07-12-2017 01:34 AM - edited 07-12-2017 01:35 AM
I also had this issue, but succeeded by using parquet-tools. There is an option called merge and you are abble to manage it like this hadoop jar parquet-tools merge src-folder-with-parquet target-parquet-file
There is also a feature that you can give meaningful name to target file ))
07-12-2017 02:46 PM
@barnoba we strongly recommend *not* to use parquet-tools merge unless you really know what you're doing. It is known to cause some pretty bad performance problems in some cases. The problem is that it takes the row groups from the existing file and moves them unmodified into a new file - it does *not* merge the row groups from the different files. This can actually give you the worst of both worlds - you lose parallelism because the files are big, but you have all the performance overhead of processing many small row groups.
09-26-2017 11:33 PM
how would you suggest doing the red parts with zero downtime? (= table1 partition_key=1 is always available)

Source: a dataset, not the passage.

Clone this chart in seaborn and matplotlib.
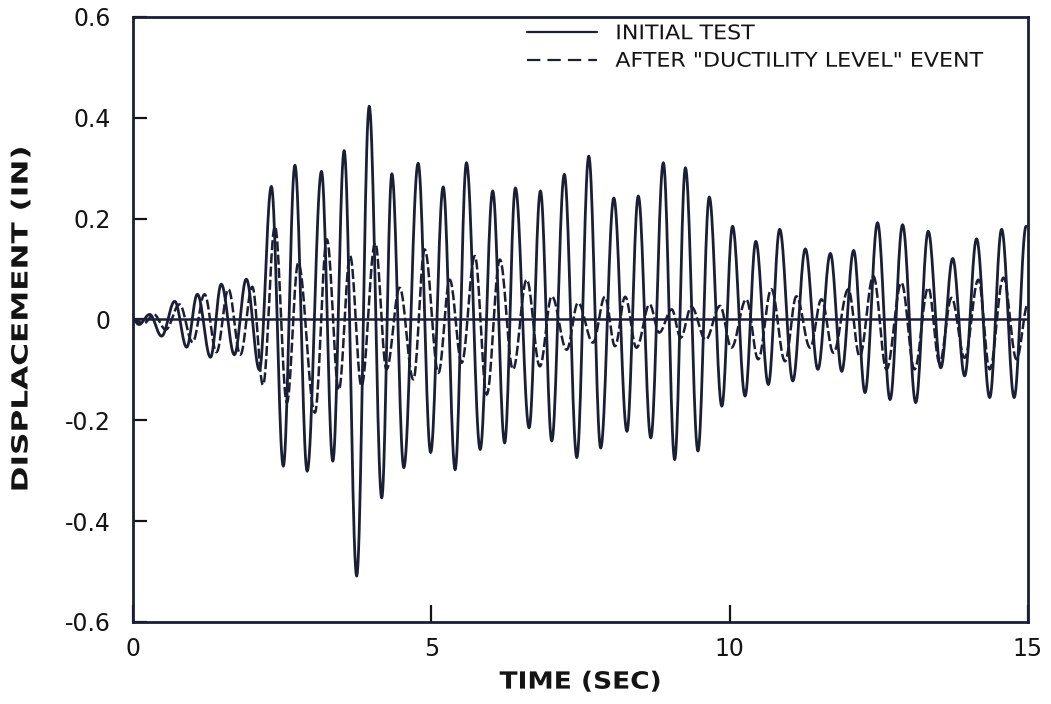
import numpy as np
import pandas as pd
import matplotlib
matplotlib.use("Agg")
import matplotlib.pyplot as plt
import seaborn as sns
from matplotlib.patheffects import AbstractPathEffect
from matplotlib.transforms import Affine2D
from matplotlib.lines import Line2D

# Turning points (time in sec, displacement in inches) of each record
initial_t = [0.00, 0.10, 0.28, 0.48, 0.70, 0.90, 1.08, 1.30, 1.48, 1.70, 1.90, 2.12,
             2.32, 2.52, 2.715, 2.92, 3.16, 3.35, 3.54, 3.75, 3.96, 4.17, 4.34, 4.54,
             4.78, 4.99, 5.20, 5.40, 5.59, 5.82, 6.03, 6.23, 6.41, 6.64, 6.83, 7.02,
             7.23, 7.44, 7.64, 7.84, 8.06, 8.28, 8.47, 8.68, 8.89, 9.08, 9.26, 9.47,
             9.66, 9.87, 10.05, 10.26, 10.44, 10.65, 10.84, 11.06, 11.27, 11.48, 11.69,
             11.88, 12.08, 12.27, 12.48, 12.69, 12.90, 13.12, 13.33, 13.54, 13.74,
             13.94, 14.14, 14.36, 14.56, 14.77, 14.97]
initial_v = [0.000, -0.010, 0.010, -0.033, 0.036, -0.055, 0.050, -0.075, 0.070, -0.070,
             0.080, -0.100, 0.264, -0.291, 0.306, -0.301, 0.294, -0.281, 0.335, -0.509,
             0.423, -0.354, 0.289, -0.294, 0.310, -0.264, 0.263, -0.298, 0.311, -0.258,
             0.255, -0.245, 0.261, -0.215, 0.255, -0.241, 0.288, -0.274, 0.324, -0.255,
             0.241, -0.222, 0.245, -0.235, 0.311, -0.278, 0.301, -0.261, 0.243, -0.172,
             0.185, -0.152, 0.155, -0.129, 0.179, -0.122, 0.140, -0.099, 0.131, -0.103,
             0.137, -0.145, 0.192, -0.159, 0.188, -0.165, 0.175, -0.096, 0.121, -0.112,
             0.160, -0.155, 0.179, -0.155, 0.185]

after_t = [0.00, 0.18, 0.35, 0.55, 0.78, 1.00, 1.20, 1.40, 1.60, 1.80, 2.00, 2.18,
           2.38, 2.58, 2.77, 3.05, 3.25, 3.45, 3.64, 3.83, 4.06, 4.25, 4.47, 4.70,
           4.89, 5.12, 5.31, 5.51, 5.73, 5.93, 6.15, 6.37, 6.60, 6.82, 7.02, 7.27,
           7.46, 7.71, 7.91, 8.08, 8.25, 8.44, 8.66, 8.82, 9.03, 9.18, 9.36, 9.60,
           9.84, 10.03, 10.28, 10.48, 10.70, 10.93, 11.12, 11.35, 11.54, 11.74, 11.99,
           12.18, 12.41, 12.63, 12.88, 13.10, 13.33, 13.52, 13.72, 13.94, 14.17,
           14.36, 14.59, 14.81, 15.00]
after_v = [0.000, -0.008, 0.010, -0.020, 0.030, -0.045, 0.050, -0.065, 0.060, -0.070,
           0.065, -0.130, 0.185, -0.165, 0.112, -0.185, 0.159, -0.140, 0.126, -0.132,
           0.152, -0.099, 0.063, -0.119, 0.139, -0.106, 0.079, -0.086, 0.126, -0.149,
           0.119, -0.099, 0.079, -0.093, 0.046, -0.060, 0.033, -0.046, 0.045, -0.053,
           0.045, -0.056, 0.030, -0.026, 0.020, -0.036, 0.025, -0.040, 0.027, -0.056,
           0.040, -0.079, 0.060, -0.083, 0.046, -0.056, 0.040, -0.066, 0.060, -0.073,
           0.086, -0.099, 0.073, -0.099, 0.063, -0.086, 0.043, -0.076, 0.079, -0.099,
           0.083, -0.079, 0.030]

series_labels = ["INITIAL TEST", 'AFTER "DUCTILITY LEVEL" EVENT']
x_ticks = [0, 5, 10, 15]
x_tick_labels = ["0", "5", "10", "15"]
y_ticks = [-0.6, -0.4, -0.2, 0.0, 0.2, 0.4, 0.6]
y_tick_labels = ["-0.6", "-0.4", "-0.2", "0", "0.2", "0.4", "0.6"]

INK = "#1b1f36"
TEXT = "#141414"


def trace(t, v, n=20):
    """Join successive turning points with half-cosine swings."""
    t = np.asarray(t, float)
    v = np.asarray(v, float)
    ts, vs = [t[0]], [v[0]]
    s = np.linspace(0, 1, n + 1)[1:]
    w = (1 - np.cos(np.pi * s)) / 2
    for i in range(len(t) - 1):
        ts.extend(t[i] + (t[i + 1] - t[i]) * s)
        vs.extend(v[i] + (v[i + 1] - v[i]) * w)
    return pd.DataFrame({"t": ts, "v": vs})


class Stretch(AbstractPathEffect):
    """Widen lettering along its baseline."""

    def __init__(self, sx, center=True):
        super().__init__()
        self.sx = sx
        self.center = center

    def draw_path(self, renderer, gc, tpath, affine, rgbFace=None):
        c = 0.0
        if self.center and len(tpath.vertices):
            c = tpath.vertices[:, 0].max() / 2
        pre = Affine2D().translate(-c, 0).scale(self.sx, 1).translate(c, 0)
        renderer.draw_path(gc, tpath, pre + affine, rgbFace)


sns.set_theme(style="white")
plt.rcParams["font.family"] = ["DejaVu Sans"]

fig = plt.figure(figsize=(10.51, 7.04), dpi=100)
ax = fig.add_axes([0.1265, 0.1165, 0.8515, 0.8594])

df_a = trace(initial_t, initial_v)
df_b = trace(after_t, after_v)

ax.axhline(0, color=INK, lw=1.8, zorder=1)
sns.lineplot(data=df_b, x="t", y="v", ax=ax, sort=False, estimator=None,
             color=INK, lw=1.8, linestyle=(0, (4.0, 1.3)), zorder=2)
sns.lineplot(data=df_a, x="t", y="v", ax=ax, sort=False, estimator=None,
             color=INK, lw=2.0, zorder=3)

ax.set_xlim(0, 15)
ax.set_ylim(-0.6, 0.6)
ax.set_xticks(x_ticks)
ax.set_xticklabels(x_tick_labels)
ax.set_yticks(y_ticks)
ax.set_yticklabels(y_tick_labels)
ax.tick_params(axis="both", direction="in", colors=TEXT, labelsize=17,
               width=1.6, left=True, bottom=True)
ax.tick_params(axis="y", length=10, pad=16)
ax.tick_params(axis="x", length=12, pad=11)
for sp in ax.spines.values():
    sp.set_color(INK)
    sp.set_linewidth(2.0)

xl = ax.set_xlabel("TIME (SEC)", fontsize=17, fontweight="bold", color=TEXT, labelpad=6)
yl = ax.set_ylabel("DISPLACEMENT (IN)", fontsize=16, fontweight="bold", color=TEXT,
                   labelpad=24)
xl.set_path_effects([Stretch(1.12)])
yl.set_path_effects([Stretch(1.4)])

handles = [Line2D([], [], color=INK, lw=1.6),
           Line2D([], [], color=INK, lw=1.6, linestyle=(0, (6, 3.2)))]
leg = ax.legend(handles, series_labels, loc="upper left", bbox_to_anchor=(0.440, 0.988),
                frameon=False, fontsize=14.5, handlelength=3.5, handletextpad=0.9,
                labelspacing=0.42, borderaxespad=0, borderpad=0)
for txt in leg.get_texts():
    txt.set_color(TEXT)
    txt.set_path_effects([Stretch(1.1, center=False)])

fig.savefig("out.png", dpi=100)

create table table2 like table1;
insert into table2 select * from table1 where partition_key=1;
alter table table1 drop partition (partition_key=1);
insert into table1 partition(partition_key=1) select * from table2;
drop table table2;
09-28-2017 12:45 PM
You can do this:
insert overwrite table1 partition(partition_key=1) select * from table1 where partition_key=1;
This process should mostly work as you'd expect.
However, there are few situations where this may cause problems:
- If you run concurrent "refresh" or "invalidate metadata" commands against that table/partition until the insert is complete, some queries may see missing or dupicate data from that partition (fix via refresh after the insert).
- Do not run concurrent "insert overwrite" against the same partition. You may end up with missing/dupicate data in that partition.
If you can guarantee that the above two situations are not a problem for you, then insert overwrite should work just fine.